Bonanza!
March 16, 2013
OK, for those of you that don't remember, or didn't guess the names of the characters from the 1960's hit TV show called "Bonanza" that I posted yesterday, see below.
If it weren't for the modern cars and the telephone wires, this shot could have been taken "in the day" and in the era where Bonanza could have taken place. Converted to BW with Nik Effects Pro, Sepia tone added & vignette added.

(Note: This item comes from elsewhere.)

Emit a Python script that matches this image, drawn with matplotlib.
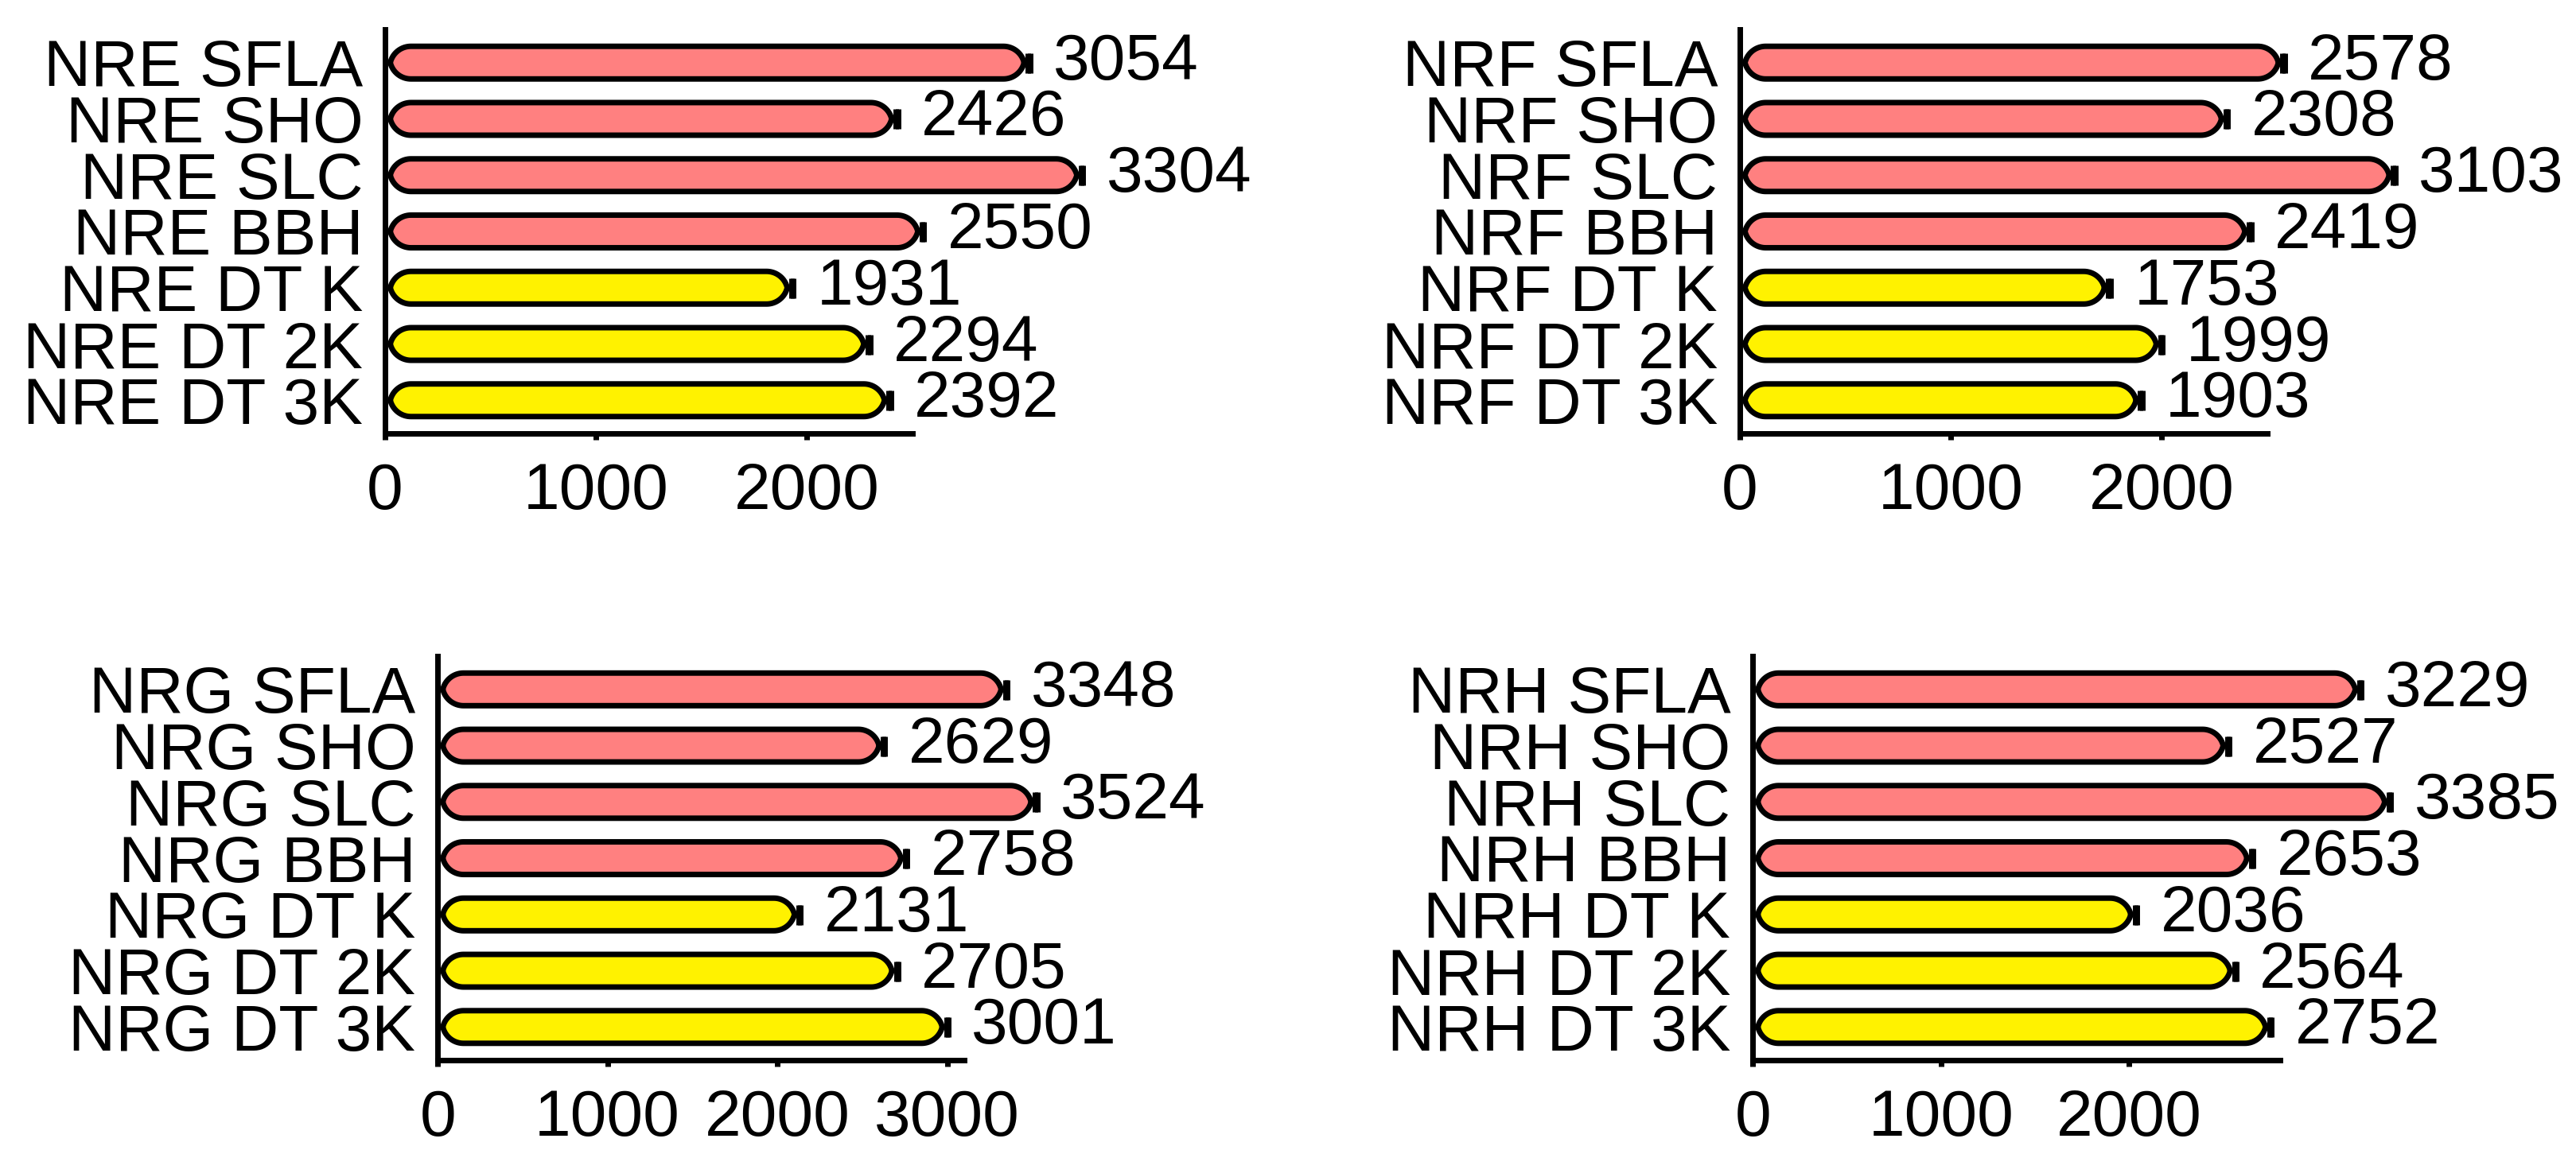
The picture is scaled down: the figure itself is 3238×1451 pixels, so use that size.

For Smugger's that may not recall the TV series "Bonanza" here's snipits of what Wikipedia tells us:
The show Bonanza chronicles the weekly adventures of the Cartwright family, headed by the thrice-widowed patriarch Ben Cartwright (Lorne Greene). He had three sons, each by a different wife: the eldest was the urbane architect Adam Cartwright (Pernell Roberts) who built the ranch house; the second was the warm and lovable giant Eric "Hoss" (Dan Blocker); and the youngest was the hotheaded and impetuous Joseph or "Little Joe" (Michael Landon). Via exposition (Bonanza, "Rose For Lotta", premiere September 12, 1959) and flashback episodes, each wife was accorded a different ethnicity: English (Bonanza, "Elizabeth My Love"; episode #65) Swedish (Bonanza, "Inger My Love", episode #95) and French Creole (Bonanza, "Marie My Love", episode #120) respectively. The family's cook was the Chinese immigrant Hop Sing (Victor Sen Yung).
The family lived on a 600,000+ acre (937.5 square-mile) ranch called the Ponderosa on the eastern shore of Lake Tahoe in Nevada.[4] The vast size of the Cartwrights' land was quietly revised to "half a million acres" on Lorne Greene's 1964 song, "Saga of the Ponderosa." The ranch name refers to the Ponderosa Pine, common in the West. The nearest town to the Ponderosa was Virginia City, where the Cartwrights would go to converse with Sheriff Roy Coffee (played by veteran actor Ray Teal), or his deputy Clem Foster (Bing Russell).
Bonanza was considered an atypical western for its time, as the core of the storylines dealt less about the range but more with Ben and his three dissimilar sons, how they cared for one another, their neighbors, and just causes. "You always saw stories about family on comedies or on an anthology, but Bonanza was the first series that was week-to-week about a family and the troubles it went through. Bonanza was a period drama that attempted to confront contemporary social issues. That was very difficult to do on television. Most shows that tried to do it failed because the sponsors didn't like it, and the networks were nervous about getting letters", explains Stephen Battaglio, a senior editor for TV Guide magazine (Paulette Cohn, "Bonanza: TV Trailblazer", American Profile Magazine, p. 12, June 5, 2009).
Hope you enjoy reminising about the iconic show called Bonanza.
I hope you have a Bonanza of a day my friends!!